講談で知るカミソリ大臣 陸奥宗光を題材に

和歌山市出身の元外務大臣・陸奥宗光の功績を広く知ってもらおうと、「七夕講談会」が7日、和歌山市西高松の県立図書館メディア・アート・ホールで開かれ、上方講談の旭堂南左衛門さんらが、陸奥の生涯などを題材にした書き下ろし講談4本を披露した。

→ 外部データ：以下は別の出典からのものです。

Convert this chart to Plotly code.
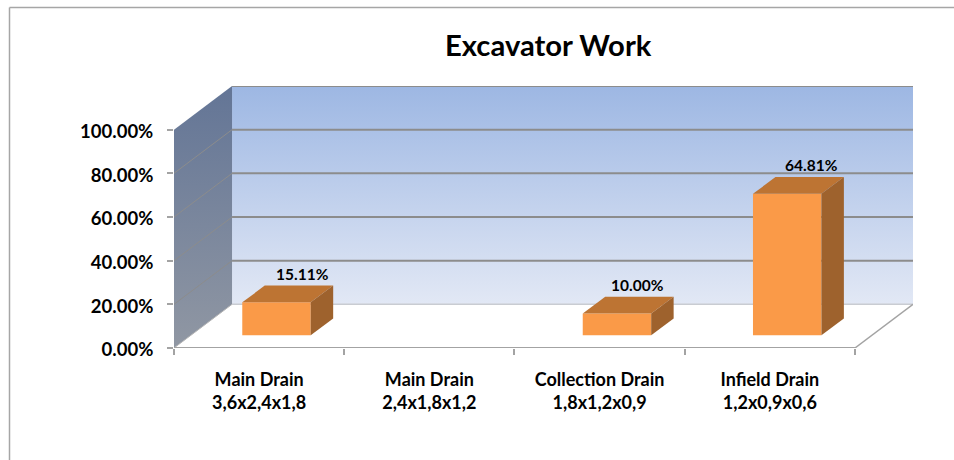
import plotly.graph_objects as go

title = "Excavator Work"
categories = ["Main Drain<br>3,6x2,4x1,8", "Main Drain<br>2,4x1,8x1,2",
              "Collection Drain<br>1,8x1,2x0,9", "Infield Drain<br>1,2x0,9x0,6"]
values = [15.11, None, 10.00, 64.81]
labels = ["15.11%", "", "10.00%", "64.81%"]
label_shift = [26, 0, 21, 24]
y_ticks = [0, 20, 40, 60, 80, 100]
y_ticktext = ["0.00%", "20.00%", "40.00%", "60.00%", "80.00%", "100.00%"]

# 3D-look projection, in axis units
DX, DY = 0.341, 20
BAR_X, BAR_BASE, BAR_W = 0.102, 5.8, 0.402
BAR_DX, BAR_DY = 0.132, 7.66
FONT = "Lato"
GRID = "#8c8c8c"
EDGE = "#a3a3a3"

n = len(categories)
fig = go.Figure()


def poly(xs, ys, color=None, grad=None, ax="x", ay="y"):
    kw = dict(x=xs + xs[:1], y=ys + ys[:1], mode="lines", line=dict(width=0), fill="toself",
              hoverinfo="skip", showlegend=False, xaxis=ax, yaxis=ay)
    if grad:
        kw["fillgradient"] = dict(type="vertical", colorscale=grad)
        kw["fillcolor"] = "rgba(0,0,0,0)"
    else:
        kw["fillcolor"] = color
    fig.add_trace(go.Scatter(**kw))


def seg(xs, ys, color, width):
    fig.add_trace(go.Scatter(x=xs, y=ys, mode="lines", line=dict(color=color, width=width),
                             hoverinfo="skip", showlegend=False, cliponaxis=False))


# walls
poly([DX, n + DX, n + DX, DX], [DY, DY, 100 + DY, 100 + DY],
     grad=[[0, "#e2e8f5"], [1, "#9db7e3"]])
poly([0, DX, DX, 0], [0, DY, 100 + DY, 100],
     grad=[[0, "#9097a3"], [1, "#637596"]])

# gridlines
for t in y_ticks[1:]:
    seg([DX, n + DX], [t + DY, t + DY], GRID, 2)
    if t < y_ticks[-1]:
        seg([0, DX], [t, t + DY], GRID, 1)
seg([DX, n + DX], [DY, DY], "#c9ccd2", 1.5)
seg([0, DX], [0, DY], "#b5b5b5", 1)
seg([n, n + DX], [0, DY], EDGE, 1.5)
seg([0, n], [0, 0], EDGE, 2)

# bars: front face
cx = [i + 0.5 + BAR_X for i in range(n)]
fig.add_trace(go.Bar(x=cx, y=values, base=BAR_BASE, width=BAR_W, marker=dict(color="#fa9a48", line=dict(width=0)),
                     xaxis="x2", yaxis="y2", showlegend=False, hoverinfo="skip"))
# bars: top and side faces
for c, v in zip(cx, values):
    if v is None:
        continue
    l, r, b, t = c - BAR_W / 2, c + BAR_W / 2, BAR_BASE, BAR_BASE + v
    poly([l, r, r + BAR_DX, l + BAR_DX], [t, t, t + BAR_DY, t + BAR_DY], "#bd7433", ax="x2", ay="y2")
    poly([r, r + BAR_DX, r + BAR_DX, r], [b, b + BAR_DY, t + BAR_DY, t], "#9e622d", ax="x2", ay="y2")

annotations = []
for c, v, lab, s in zip(cx, values, labels, label_shift):
    if v is None:
        continue
    annotations.append(dict(x=c, y=BAR_BASE + v + BAR_DY, xref="x2", yref="y2", text=f"<b>{lab}</b>", showarrow=False,
                            xshift=s, yshift=12, font=dict(family=FONT, size=15.5, color="#000000")))
annotations.append(dict(x=548 / 954, y=1 - 44 / 460, xref="paper", yref="paper", text=f"<b>{title}</b>",
                        xanchor="center", yanchor="middle",
                        showarrow=False, font=dict(family=FONT, size=29.2, color="#000000")))

x_range = [0, n + DX]
y_range = [0, 100 + DY]
x_dom = [174 / 954, 913 / 954]
y_dom = [(460 - 348) / 460, (460 - 86) / 460]
fig.update_layout(
    width=954, height=460, autosize=False, margin=dict(l=0, r=0, t=0, b=0),
    paper_bgcolor="white", plot_bgcolor="rgba(0,0,0,0)", showlegend=False,
    annotations=annotations,
    xaxis=dict(domain=x_dom, range=x_range, tickmode="array", tickvals=[i + 0.5 for i in range(n)],
               ticktext=[f"<b>{c}</b>" for c in categories], ticks="", ticklabelstandoff=19,
               showgrid=False, zeroline=False, showline=False, automargin=False,
               tickfont=dict(family=FONT, size=18, color="#000000"),
               minor=dict(tickmode="array", tickvals=list(range(n + 1)), ticks="outside", ticklen=6,
                          tickcolor=EDGE, tickwidth=1.5, showgrid=False)),
    yaxis=dict(domain=y_dom, range=y_range, tickmode="array", tickvals=y_ticks,
               ticktext=[f"<b>{t}</b>" for t in y_ticktext], ticks="outside", ticklen=6,
               tickcolor=EDGE, tickwidth=1.5, showgrid=False, zeroline=False, showline=False, automargin=False,
               ticklabelstandoff=10, ticklabelshift=2,
               tickfont=dict(family=FONT, size=18.5, color="#000000")),
    xaxis2=dict(domain=x_dom, range=x_range, overlaying="x", visible=False, anchor="y2"),
    yaxis2=dict(domain=y_dom, range=y_range, overlaying="y", visible=False, anchor="x2"),
    shapes=[
        dict(type="line", xref="paper", yref="paper", x0=9.5 / 954, x1=1, y0=1 - 7.5 / 460, y1=1 - 7.5 / 460,
             line=dict(color="#a6a6a6", width=1.5)),
        dict(type="line", xref="paper", yref="paper", x0=9.5 / 954, x1=9.5 / 954, y0=0, y1=1 - 7.5 / 460,
             line=dict(color="#a6a6a6", width=1.5)),
    ],
)
fig.write_html("out.html", config=dict(displayModeBar=False),
               post_script="document.body.style.margin='0';document.documentElement.style.overflow='hidden';")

「『陸奥宗光外務大臣』の功績を教育に活かす実行委員会」(立谷誠一会長)が、没後120年を迎える陸奥の誕生日にちなんで開催。講演会などの開催が多い中、新鮮なイベントで記憶に残るものにしようと講談会を企画した。

県出身の講談師もみじさんが陸奥の少年時代について語り、旭堂南鷹さんは、陸奥が行動を共にした坂本龍馬の最期を描いた講談を披露。南左衛門さんは、中世ヨーロッパの弦楽器リュート奏者の高本一郎さんと共に「陸奥宗光の生涯―カミソリ大臣と呼ばれた男―」を口演した。

物語は幕末維新の動乱期。紀州藩は政府参与の岩倉具視に軍資金15万両の供出を命じられるが、そんな資金はどこにも持っていなかった藩は、新政府軍に人脈がある紀州出身の陸奥に相談する。父・伊達宗弘が藩政から追い出されたために大変な生活を強いられてきた陸奥は、藩の重役に「紀州藩の危機を招いたのはあなた方だ」と責めるが、藩主・徳川茂承の覚悟を聞き、新政府の説得に向かう。岩倉は陸奥の説得を受け入れ、無理な供出は止めさせて、紀州藩に率先して改革をさせることで合意する。

南左衛門さんは、リュートの穏やかな音色に乗せて陸奥や紀州藩の人々の様子を力強い語りで描き出し、観客も時折笑いを交えつつ真剣に聴き入っていた。

立谷会長は「講談は初めてという人も多かったが、最後まで聞いてくれて良かった。和歌山では聞く機会の少ない講談を通して、陸奥宗光の功績が心に残ってくれたら」と話していた。